Page 178 - Горячий снег
P. 178
— Нет, Гога. Потом… Не могу. Устал.
Стало тихо в блиндаже — сдержаннее прорывались стоны, прекратилось, затихло
беспокойное шуршание соломы на полу, раненые вслушивались в негромкий разговор
лейтенантов: те, кто был еще в силах приподняться, напрягались поймать слухом слова
облегчения и дуновение надежды от нежданно пришедшего с батареи лейтенанта,
наделенного завидной, счастливой судьбой говорить нормальным голосом, ходить,
чувствовать свое целое тело. Даже то, что этот лейтенант, командир взвода, не был ранен,
рождало надежду на избавление: значит, батарея еще жила, значит, еще там, наверху, были
люди. Но никто не вмешивался в разговор, не прерывал, лишь тяжелораненые, не приходя в
сознание, стонали в углах.
«Они ждут от меня чего-то, — подумал Кузнецов. — Но я сам не знаю, что будет через
час. Не знаю, когда появится возможность всех их отправить в медсанбат, не знаю, где
сейчас медсанбат».
А Давлатян, затянутый до глухоты в ушах бинтами, не слышал, должно быть,
осторожно наступившего затишья в блиндаже, его раздвинутые на половину лица глаза с
нездоровым, жарким огнем возбуждения блуждали по потолку, по лбу Кузнецова, находили
его глаза и стыдливо спрашивали, что он думает о нем: осуждает, жалеет, сочувствует? И
Давлатян заговорил горячо и не совсем внятно:
— Ты пойми меня, Коля, мне не повезло второй раз… Я несчастливый. Тогда, под
Воронежем, заболел этой идиотской болезнью, а теперь ранило… Ну, что же это такое? Мне
не повезло, не повезло! А я так мечтал попасть на передовую, я так хотел подбить хоть один
танк! Я ничего не успел. Вот тебя не ранило, тебе очень повезло. А мой взвод… Начиная с
бомбежки… Ты понимаешь меня, Коля? Бессмысленно, бессмысленно случилось со мной!
Почему мне не везет? Почему я невезучий, Коля?
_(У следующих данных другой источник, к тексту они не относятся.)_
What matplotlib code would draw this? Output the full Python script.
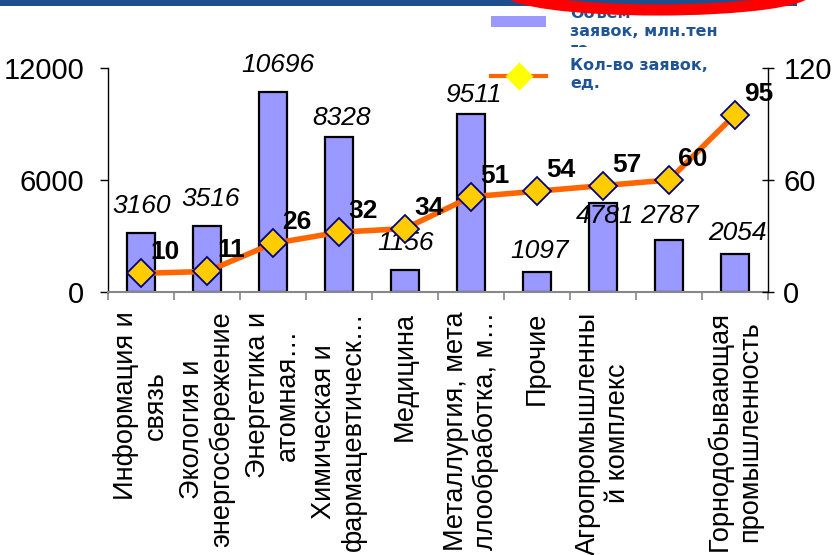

Кузнецов молчал. По завлажневшим глазам, по срывающемуся голосу Давлатяна он
понял, что тот может сейчас заплакать от рокового несчастья, от невезения, от досады, и
смутное чувство собственной взрослости охватывало Кузнецова. Они были объединены и
вместе с тем разделены бесконечностью лет. Давлатян был где-то в мягкой, прозрачной и
приятной дали, в прежнем и прошлом, в том наивном, детском — в училище, на марше, в
ночи перед боем, — он остался там. Нет, он не видел ни смерти наводчика Касымова, ни
смерти Сергуненкова, ни гибели расчета Чубарикова под гусеницами танка, ни пленного
немца, ни разведчика в воронке, ни в той смертельной низине сжавшейся калачиком на снегу
Зои, под боком которой расплывалось темное пятно и валялся маленький, игрушечный
«вальтер». Одни сутки, как бесконечные двадцать лет, разделяли их, и счастье Давлатяна
было несчастьем Кузнецова, потому что память его не освобождалась, держала все.
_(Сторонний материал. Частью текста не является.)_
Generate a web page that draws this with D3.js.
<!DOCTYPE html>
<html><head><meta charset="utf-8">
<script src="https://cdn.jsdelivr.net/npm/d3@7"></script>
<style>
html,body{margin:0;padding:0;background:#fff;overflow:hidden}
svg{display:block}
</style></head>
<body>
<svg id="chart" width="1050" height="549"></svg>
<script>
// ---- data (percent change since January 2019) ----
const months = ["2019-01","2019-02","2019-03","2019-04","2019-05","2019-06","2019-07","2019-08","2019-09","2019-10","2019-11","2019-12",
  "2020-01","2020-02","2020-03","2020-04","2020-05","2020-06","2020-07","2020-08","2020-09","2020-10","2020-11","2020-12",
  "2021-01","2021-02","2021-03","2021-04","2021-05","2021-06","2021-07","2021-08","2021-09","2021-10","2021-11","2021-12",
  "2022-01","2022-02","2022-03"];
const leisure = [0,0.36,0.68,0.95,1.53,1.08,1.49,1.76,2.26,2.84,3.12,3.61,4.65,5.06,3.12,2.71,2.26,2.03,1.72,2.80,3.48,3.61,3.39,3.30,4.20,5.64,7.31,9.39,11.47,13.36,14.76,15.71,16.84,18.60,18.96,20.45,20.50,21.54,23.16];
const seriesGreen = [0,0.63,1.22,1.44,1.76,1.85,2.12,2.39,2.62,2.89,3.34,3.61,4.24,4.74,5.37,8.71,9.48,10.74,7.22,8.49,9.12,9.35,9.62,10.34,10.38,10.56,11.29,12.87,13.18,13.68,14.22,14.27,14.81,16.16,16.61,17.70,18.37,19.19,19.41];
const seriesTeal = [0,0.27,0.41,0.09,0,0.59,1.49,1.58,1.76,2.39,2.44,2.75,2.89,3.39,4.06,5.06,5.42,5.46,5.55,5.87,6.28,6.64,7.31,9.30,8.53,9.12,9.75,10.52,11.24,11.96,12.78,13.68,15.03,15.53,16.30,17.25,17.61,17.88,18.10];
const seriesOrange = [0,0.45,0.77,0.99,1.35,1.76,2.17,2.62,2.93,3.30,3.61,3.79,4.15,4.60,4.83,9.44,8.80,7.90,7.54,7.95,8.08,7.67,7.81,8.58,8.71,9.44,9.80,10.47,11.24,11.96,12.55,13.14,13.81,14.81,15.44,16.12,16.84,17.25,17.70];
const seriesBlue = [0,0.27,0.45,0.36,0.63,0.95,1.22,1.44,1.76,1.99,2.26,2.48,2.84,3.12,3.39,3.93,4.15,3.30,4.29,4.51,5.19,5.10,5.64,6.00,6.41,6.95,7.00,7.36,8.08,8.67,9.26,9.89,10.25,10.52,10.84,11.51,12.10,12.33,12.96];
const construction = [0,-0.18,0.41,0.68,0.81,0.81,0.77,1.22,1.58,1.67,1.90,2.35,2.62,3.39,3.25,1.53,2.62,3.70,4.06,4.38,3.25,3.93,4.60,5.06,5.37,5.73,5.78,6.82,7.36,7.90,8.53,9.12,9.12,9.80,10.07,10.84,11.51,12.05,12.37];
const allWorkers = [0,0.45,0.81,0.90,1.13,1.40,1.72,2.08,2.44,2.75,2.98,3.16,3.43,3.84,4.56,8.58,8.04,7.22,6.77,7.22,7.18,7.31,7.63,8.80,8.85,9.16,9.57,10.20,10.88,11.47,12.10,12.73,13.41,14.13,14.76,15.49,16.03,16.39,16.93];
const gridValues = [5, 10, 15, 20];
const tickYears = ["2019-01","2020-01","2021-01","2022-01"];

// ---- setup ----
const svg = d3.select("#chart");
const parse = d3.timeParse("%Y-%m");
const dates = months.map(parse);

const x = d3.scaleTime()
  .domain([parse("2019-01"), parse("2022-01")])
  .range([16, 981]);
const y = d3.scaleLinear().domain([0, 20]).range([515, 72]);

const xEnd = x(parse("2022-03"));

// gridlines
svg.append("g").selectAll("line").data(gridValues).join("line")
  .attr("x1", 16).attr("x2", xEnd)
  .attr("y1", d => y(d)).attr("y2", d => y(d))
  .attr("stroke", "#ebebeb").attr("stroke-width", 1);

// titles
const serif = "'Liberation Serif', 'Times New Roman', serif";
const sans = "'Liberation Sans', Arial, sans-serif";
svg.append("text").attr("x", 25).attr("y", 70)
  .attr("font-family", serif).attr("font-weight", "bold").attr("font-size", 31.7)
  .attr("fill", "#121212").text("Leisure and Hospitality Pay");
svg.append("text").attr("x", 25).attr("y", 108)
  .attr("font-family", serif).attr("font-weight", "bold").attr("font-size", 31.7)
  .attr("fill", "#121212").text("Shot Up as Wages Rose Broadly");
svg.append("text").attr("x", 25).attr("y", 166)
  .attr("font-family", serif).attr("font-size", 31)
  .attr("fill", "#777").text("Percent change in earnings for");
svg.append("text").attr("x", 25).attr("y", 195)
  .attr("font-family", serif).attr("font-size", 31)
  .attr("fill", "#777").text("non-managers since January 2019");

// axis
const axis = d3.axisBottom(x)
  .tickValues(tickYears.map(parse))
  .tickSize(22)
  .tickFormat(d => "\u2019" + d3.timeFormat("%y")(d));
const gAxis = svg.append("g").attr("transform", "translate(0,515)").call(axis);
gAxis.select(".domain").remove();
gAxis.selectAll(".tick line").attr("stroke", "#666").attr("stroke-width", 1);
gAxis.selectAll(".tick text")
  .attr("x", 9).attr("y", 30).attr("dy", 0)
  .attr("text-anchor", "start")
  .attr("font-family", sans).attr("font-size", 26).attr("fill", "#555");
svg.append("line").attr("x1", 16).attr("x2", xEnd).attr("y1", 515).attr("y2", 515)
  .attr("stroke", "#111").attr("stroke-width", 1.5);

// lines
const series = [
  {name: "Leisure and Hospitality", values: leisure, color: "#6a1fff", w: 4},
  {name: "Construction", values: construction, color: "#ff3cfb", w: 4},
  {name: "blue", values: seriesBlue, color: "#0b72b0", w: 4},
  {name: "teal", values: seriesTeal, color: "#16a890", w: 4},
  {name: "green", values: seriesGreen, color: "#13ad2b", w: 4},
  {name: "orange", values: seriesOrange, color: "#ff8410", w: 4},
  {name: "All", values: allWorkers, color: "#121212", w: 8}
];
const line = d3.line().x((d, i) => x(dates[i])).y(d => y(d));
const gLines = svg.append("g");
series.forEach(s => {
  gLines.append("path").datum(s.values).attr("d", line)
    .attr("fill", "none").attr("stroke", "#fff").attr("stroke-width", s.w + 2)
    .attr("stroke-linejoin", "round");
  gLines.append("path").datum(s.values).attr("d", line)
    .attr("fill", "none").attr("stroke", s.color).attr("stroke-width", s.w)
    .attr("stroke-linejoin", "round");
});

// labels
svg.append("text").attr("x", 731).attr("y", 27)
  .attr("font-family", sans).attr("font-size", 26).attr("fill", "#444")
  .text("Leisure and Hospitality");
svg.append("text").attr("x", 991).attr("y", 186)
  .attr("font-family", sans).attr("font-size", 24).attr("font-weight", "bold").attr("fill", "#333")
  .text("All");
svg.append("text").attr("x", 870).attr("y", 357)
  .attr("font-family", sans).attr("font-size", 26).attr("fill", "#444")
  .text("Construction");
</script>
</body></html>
«Он сказал: бессмысленно? Бессмысленно… Но может быть, в бессмыслии того, что
было, и есть смысл? Это так, и этого не знает Давлатян. Нет, нет, не может быть
бессмысленно! Почему, зачем тогда все? Зачем тогда я стрелял и видел в этом смысл? Я
ненавидел их, убивал, я поджигал танки, и я хотел этого смысла! И когда пошли к воронке —
тоже. Да, был смысл, я знаю. Но смерть Зои — это бессмыслие, невозможное бессмыслие!
Почему она? И смысл и бессмыслие?.. Да, да. Я не могу почему-то сказать об этом
Давлатяну. Если бы он видел, как она лежала на снегу, в низине, сжавшись калачиком, а
руки были на животе!..»
— Я завидую тебе, Гога, — с трудом выговорил Кузнецов и встал с онемелой
полуулыбкой, он никогда не улыбался так. — Может, тебе и повезло… Война не кончилась,
Гога. В госпитале подлечат — и все танки твои…
Зачем он говорил это и успокаивал Давлатяна?
— Ты сказал, что мне повезло? — вскрикнул петушиным фальцетом Давлатян и
заворочал забинтованной головой. — Для чего ты сказал? Для чего ты это говоришь? Как
назло, как назло, меня… Я выстрелил четыре раза!.. Я ничего не успел, я не хотел такого
везения! Ты меня не понимаешь, я не хочу такого везения! Это судьба такая!
— Выздоравливай, Гога… Прости, мне к орудию, — сказал Кузнецов. — Я зайду еще.